NDP candidate Judith Monteith-Farrell, who represented the riding in Queen's Park between 2018 and 2022, said the state of roads is another major concern. "Deplorable conditions," insufficient transport truck inspections and inadequate driver training are causing safety issues, she said.

"People who live in the north and often are doing recreation activities or live in rural kind of settings are afraid to be on the highways, and this has been something that we've been highlighting and trying to get the government's attention on," she said.

"Yet we have an inspection station for transports that they built, but they don't have any personnel actually working there, so that's a huge issue in northern Ontario."

After cancelling a trip north last week because of travel issues after a plane crash at Pearson airport, Ford is spending the final weekend of the campaign in the north, visiting both Thunder Bay and Sault Ste. Marie.

On Saturday, Ford stood in front of a row of workers wearing yellow and orange safety vests during a stop at the Laborers' International Union of North America local office, where he touted the region as "frontline against Donald Trump's tariffs" in part because of the critical minerals it contains.

Ford stressed the need to fast-track approvals in the mineral-rich Ring of Fire area northeast of Thunder Bay, and promised a re-elected Progressive Conservative government would urge Ottawa to remove barriers and red tape.

"Ontario's critical minerals don't do us any good if they're just stuck in the ground," he said.

"To protect Ontario, to give us maximum leverage on the global stage, we have to get our critical minerals out of the ground, processed and shipped to the factory floors here in northern Ontario and across the province."

Chris Loreto, a strategist who serves on the PC party's executive, said people in northern Ontario will vote for the party they see as having the best approach on the economy and dealing with the impact of U.S. tariffs on critical industries.

"I believe northern Ontarians, much like Ontarians in the south, have the same set of concerns (and) are facing many of the same challenges, probably in a heightened way around affordability and the need to make sure that economies are strong, particularly to withstand the threat from the south," he said.

"That, I think, is going to determine, at the end of the day, many of the seats in northern Ontario."

Loreto said Ford has been able to gain a lot of support in the north.

"He's doing a lot to make sure that we have the infrastructure in place to create new opportunities, not just for small businesses, but creating, unlocking the big opportunities like the Ring of Fire," he said.

"He's been supportive of northern businesses and industries."

Ford is not the only one trying to woo northern voters with promises tailored to them.

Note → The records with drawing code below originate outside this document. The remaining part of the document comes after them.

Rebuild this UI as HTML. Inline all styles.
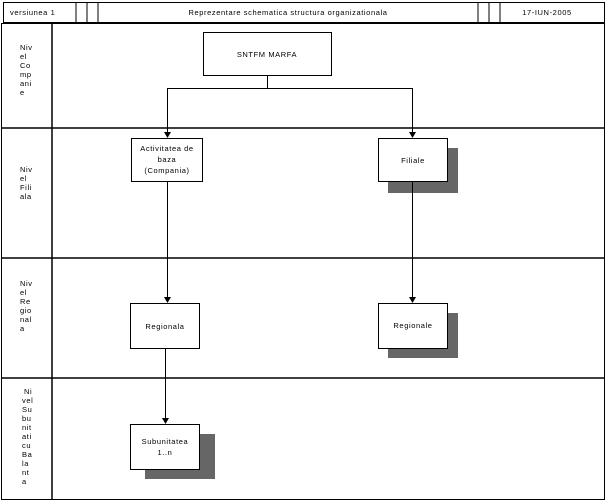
<!DOCTYPE html>
<html><head><style>
html,body{margin:0;padding:0;background:#fff;width:608px;height:502px;overflow:hidden}
svg{display:block}
text{font-family:"Liberation Sans",sans-serif;font-size:7.5px;fill:#000;letter-spacing:0.6px}
</style></head><body>
<svg width="608" height="502" viewBox="0 0 608 502">
<g stroke="#000" fill="none">
<rect x="3.5" y="2.5" width="601" height="20" stroke-width="1"/>
<line x1="76" y1="2" x2="76" y2="23"/><line x1="87" y1="2" x2="87" y2="23"/><line x1="98" y1="2" x2="98" y2="23"/>
<line x1="478" y1="2" x2="478" y2="23"/><line x1="489" y1="2" x2="489" y2="23"/><line x1="500" y1="2" x2="500" y2="23"/>
<line x1="3" y1="23" x2="605" y2="23" stroke-width="2"/>
<rect x="1.5" y="23.5" width="603" height="476"/>
<line x1="52" y1="23" x2="52" y2="500" stroke-width="1.5"/>
<line x1="1" y1="128" x2="605" y2="128" stroke-width="1.5"/>
<line x1="1" y1="258" x2="605" y2="258" stroke-width="1.5"/>
<line x1="1" y1="378" x2="605" y2="378" stroke-width="1.5"/>
</g>
<g fill="#666">
<rect x="388" y="148" width="70" height="45"/>
<rect x="388" y="313" width="70" height="45"/>
<rect x="145" y="434" width="70" height="45"/>
</g>
<g stroke="#000" fill="#fff">
<rect x="203.5" y="32.5" width="128" height="43"/>
<rect x="131.5" y="138.5" width="71" height="43"/>
<rect x="378.5" y="138.5" width="69" height="43"/>
<rect x="130.5" y="303.5" width="69" height="45"/>
<rect x="378.5" y="303.5" width="69" height="45"/>
<rect x="130.5" y="424.5" width="69" height="45"/>
</g>
<g stroke="#000" fill="none">
<polyline points="267.5,76 267.5,88.5 167.5,88.5 167.5,134"/>
<polyline points="267.5,88.5 412.5,88.5 412.5,134"/>
<line x1="167.5" y1="182" x2="167.5" y2="299"/>
<line x1="412.5" y1="182" x2="412.5" y2="299"/>
<line x1="165.5" y1="349" x2="165.5" y2="420"/>
</g>
<g fill="#000">
<polygon points="164,132 171,132 167.5,138"/>
<polygon points="409,132 416,132 412.5,138"/>
<polygon points="164,297 171,297 167.5,303"/>
<polygon points="409,297 416,297 412.5,303"/>
<polygon points="162,418 169,418 165.5,424"/>
</g>
<text x="10" y="15">versiunea 1</text>
<text x="288" y="15" text-anchor="middle">Reprezentare schematica structura organizationala</text>
<text x="547" y="15" text-anchor="middle">17-IUN-2005</text>
<text x="267" y="57" text-anchor="middle">SNTFM MARFA</text>
<text x="167" y="151" text-anchor="middle">Activitatea de</text>
<text x="167" y="162" text-anchor="middle">baza</text>
<text x="167" y="173" text-anchor="middle">(Compania)</text>
<text x="413" y="163" text-anchor="middle">Filiale</text>
<text x="165" y="329" text-anchor="middle">Regionala</text>
<text x="413" y="328" text-anchor="middle">Regionale</text>
<text x="165" y="444" text-anchor="middle">Subunitatea</text>
<text x="165" y="455" text-anchor="middle">1..n</text>
<g>
<text x="20" y="50">Niv</text><text x="20" y="59">el</text><text x="20" y="68">Co</text><text x="20" y="77">mp</text><text x="20" y="86">ani</text><text x="20" y="95">e</text>
<text x="20" y="172">Niv</text><text x="20" y="181">el</text><text x="20" y="190">Fili</text><text x="20" y="199">ala</text>
<text x="20" y="286">Niv</text><text x="20" y="295">el</text><text x="20" y="304">Re</text><text x="20" y="313">gio</text><text x="20" y="322">nal</text><text x="20" y="331">a</text>
<text x="24" y="394">Ni</text><text x="22" y="403">vel</text><text x="22" y="412">Su</text><text x="22" y="421">bu</text><text x="22" y="430">nit</text><text x="22" y="439">ati</text><text x="22" y="448">cu</text><text x="22" y="457">Ba</text><text x="22" y="466">la</text><text x="22" y="475">nt</text><text x="22" y="484">a</text>
</g>
</svg>
</body></html>
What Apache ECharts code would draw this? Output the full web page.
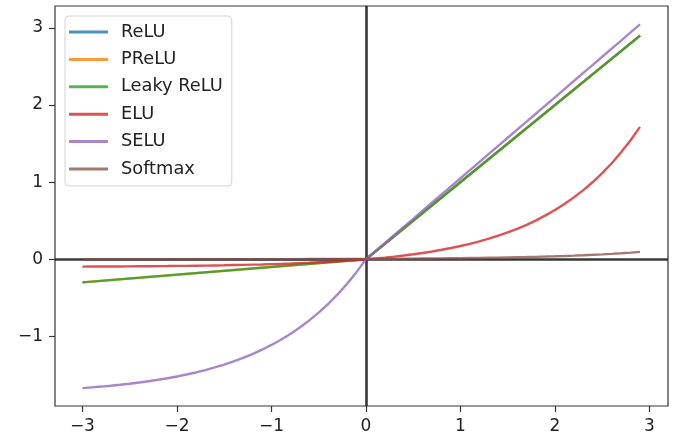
<!DOCTYPE html>
<html>
<head>
<meta charset="utf-8">
<script src="https://cdn.jsdelivr.net/npm/echarts@6/dist/echarts.min.js"></script>
<style>html,body{margin:0;padding:0;background:#fff}#c{width:677px;height:436px}</style>
</head>
<body>
<div id="c"></div>
<script>
// ---- data ----
const seriesNames = ['ReLU', 'PReLU', 'Leaky ReLU', 'ELU', 'SELU', 'Softmax'];
const xTicks = [-3, -2, -1, 0, 1, 2, 3];
const yTicks = [-1, 0, 1, 2, 3];

const xLinear = [-3, 0, 2.9];
const relu = [0, 0, 2.9];
const prelu = [-0.3, 0, 2.9];
const leakyRelu = [-0.3, 0, 2.9];

const xCurve = [-3.0, -2.9, -2.8, -2.7, -2.6, -2.5, -2.4, -2.3, -2.2, -2.1,
  -2.0, -1.9, -1.8, -1.7, -1.6, -1.5, -1.4, -1.3, -1.2, -1.1,
  -1.0, -0.9, -0.8, -0.7, -0.6, -0.5, -0.4, -0.3, -0.2, -0.1,
  0.0, 0.1, 0.2, 0.3, 0.4, 0.5, 0.6, 0.7, 0.8, 0.9,
  1.0, 1.1, 1.2, 1.3, 1.4, 1.5, 1.6, 1.7, 1.8, 1.9,
  2.0, 2.1, 2.2, 2.3, 2.4, 2.5, 2.6, 2.7, 2.8, 2.9];

const elu = [-0.095, -0.094, -0.094, -0.093, -0.093, -0.092, -0.091, -0.090, -0.089, -0.088,
  -0.086, -0.085, -0.083, -0.082, -0.080, -0.078, -0.075, -0.073, -0.070, -0.067,
  -0.063, -0.059, -0.055, -0.050, -0.045, -0.039, -0.033, -0.026, -0.018, -0.010,
  0.000, 0.011, 0.022, 0.035, 0.049, 0.065, 0.082, 0.101, 0.123, 0.146,
  0.172, 0.200, 0.232, 0.267, 0.306, 0.348, 0.395, 0.447, 0.505, 0.569,
  0.639, 0.717, 0.803, 0.897, 1.002, 1.118, 1.246, 1.388, 1.544, 1.717];

const selu = [-1.671, -1.661, -1.651, -1.640, -1.628, -1.614, -1.599, -1.582, -1.563, -1.543,
  -1.520, -1.495, -1.468, -1.437, -1.403, -1.366, -1.325, -1.279, -1.229, -1.173,
  -1.111, -1.043, -0.968, -0.885, -0.793, -0.692, -0.580, -0.456, -0.319, -0.167,
  0.000, 0.105, 0.210, 0.315, 0.420, 0.525, 0.630, 0.736, 0.841, 0.946,
  1.051, 1.156, 1.261, 1.366, 1.471, 1.576, 1.681, 1.786, 1.891, 1.996,
  2.101, 2.207, 2.312, 2.417, 2.522, 2.627, 2.732, 2.837, 2.942, 3.047];

const softmax = [0.00026, 0.00029, 0.00032, 0.00035, 0.00039, 0.00043, 0.00048, 0.00053, 0.00058, 0.00064,
  0.00071, 0.00079, 0.00087, 0.00096, 0.00106, 0.00117, 0.00129, 0.00143, 0.00158, 0.00175,
  0.00193, 0.00213, 0.00236, 0.00261, 0.00288, 0.00318, 0.00352, 0.00389, 0.00430, 0.00475,
  0.00525, 0.00580, 0.00641, 0.00709, 0.00783, 0.00865, 0.00956, 0.01057, 0.01168, 0.01291,
  0.01427, 0.01577, 0.01743, 0.01926, 0.02129, 0.02352, 0.02600, 0.02873, 0.03176, 0.03509,
  0.03879, 0.04286, 0.04737, 0.05236, 0.05786, 0.06395, 0.07067, 0.07810, 0.08632, 0.09540];

const colors = ['#1f77b4', '#ff7f0e', '#2ca02c', '#d62728', '#9467bd', '#8c564b'];

// ---- build ----
const zip = (xs, ys) => xs.map((x, i) => [x, ys[i]]);
const seriesData = [
  zip(xLinear, relu),
  zip(xLinear, prelu),
  zip(xLinear, leakyRelu),
  zip(xCurve, elu),
  zip(xCurve, selu),
  zip(xCurve, softmax)
];

const fontFamily = 'DejaVu Sans';
const fmt = v => (v < 0 ? '\u2212' + (-v) : String(v));

const series = seriesNames.map((name, i) => ({
  name: name,
  type: 'line',
  data: seriesData[i],
  showSymbol: false,
  symbol: 'none',
  smooth: false,
  animation: false,
  lineStyle: { color: colors[i], width: 2.4, opacity: 0.8 },
  itemStyle: { color: colors[i], opacity: 0.8 },
  z: 2 + i
}));

series.push({
  name: 'axes-lines',
  type: 'line',
  data: [],
  animation: false,
  z: 20,
  markLine: {
    silent: true,
    symbol: 'none',
    animation: false,
    label: { show: false },
    lineStyle: { color: '#222', width: 2.6, type: 'solid', opacity: 0.9 },
    emphasis: { disabled: true },
    data: [{ yAxis: 0 }, { xAxis: 0 }]
  }
});

const chart = echarts.init(document.getElementById('c'), null, { renderer: 'canvas' });
chart.setOption({
  backgroundColor: '#fff',
  animation: false,
  textStyle: { fontFamily: fontFamily },
  grid: {
    left: 55, right: 9, top: 6, bottom: 30,
    show: true, borderColor: '#333', borderWidth: 1.2, backgroundColor: 'transparent',
    containLabel: false
  },
  legend: {
    data: seriesNames,
    orient: 'vertical',
    left: 65,
    top: 16,
    icon: 'rect',
    itemWidth: 39,
    itemHeight: 3,
    itemGap: 7.4,
    padding: [6, 9, 7, 4],
    backgroundColor: 'rgba(255,255,255,0.85)',
    borderColor: '#d3d3d3',
    borderWidth: 1,
    borderRadius: 4,
    textStyle: { fontFamily: fontFamily, fontSize: 17.8, color: '#222', lineHeight: 20, padding: [0, 0, 0, 8] }
  },
  xAxis: {
    type: 'value',
    min: -3.29,
    max: 3.196,
    splitLine: { show: false },
    axisLine: { show: false, onZero: false },
    axisTick: { show: true, length: 6, lineStyle: { color: '#333', width: 1.2 }, customValues: xTicks },
    axisLabel: {
      customValues: xTicks, formatter: fmt, margin: 12,
      fontFamily: fontFamily, fontSize: 17, color: '#222'
    }
  },
  yAxis: {
    type: 'value',
    min: -1.903,
    max: 3.285,
    splitLine: { show: false },
    axisLine: { show: false, onZero: false },
    axisTick: { show: true, length: 6, lineStyle: { color: '#333', width: 1.2 }, customValues: yTicks },
    axisLabel: {
      customValues: yTicks, formatter: fmt, margin: 12,
      fontFamily: fontFamily, fontSize: 17, color: '#222'
    }
  },
  series: series
});
</script>
</body>
</html>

NDP Leader Marit Stiles, whose pledges include widening two key highways in northern Ontario and fast-tracking passenger train projects in the north, visited both cities earlier in the campaign.

Liberal Leader Bonnie Crombie, whose key pledge to get everyone in Ontario a family doctor includes attracting physicians to northern and rural areas, has also visited Thunder Bay.

Green Party Leader Mike Schreiner, meanwhile, has promised to build 36,000 affordable homes in northern Ontario, including 6,000 supportive homes.

There's a certain amount of cynicism at play for northern voters.

Monteith-Farrell said many people she's spoken with in her Thunder Bay riding are unhappy about the fact this is all happening during the winter. "They said, 'This is unfair to us in the north.'"

She predicted that some voters will choose the party they think is forming government, so that the people representing their constituencies have easier access to power. With the PCs riding high in the polls, that makes the campaign more challenging for Ford's opponents.

The bigger issue might be anticipated low turnout.

"There are some folks that are just giving up," she said. "People have become disillusioned."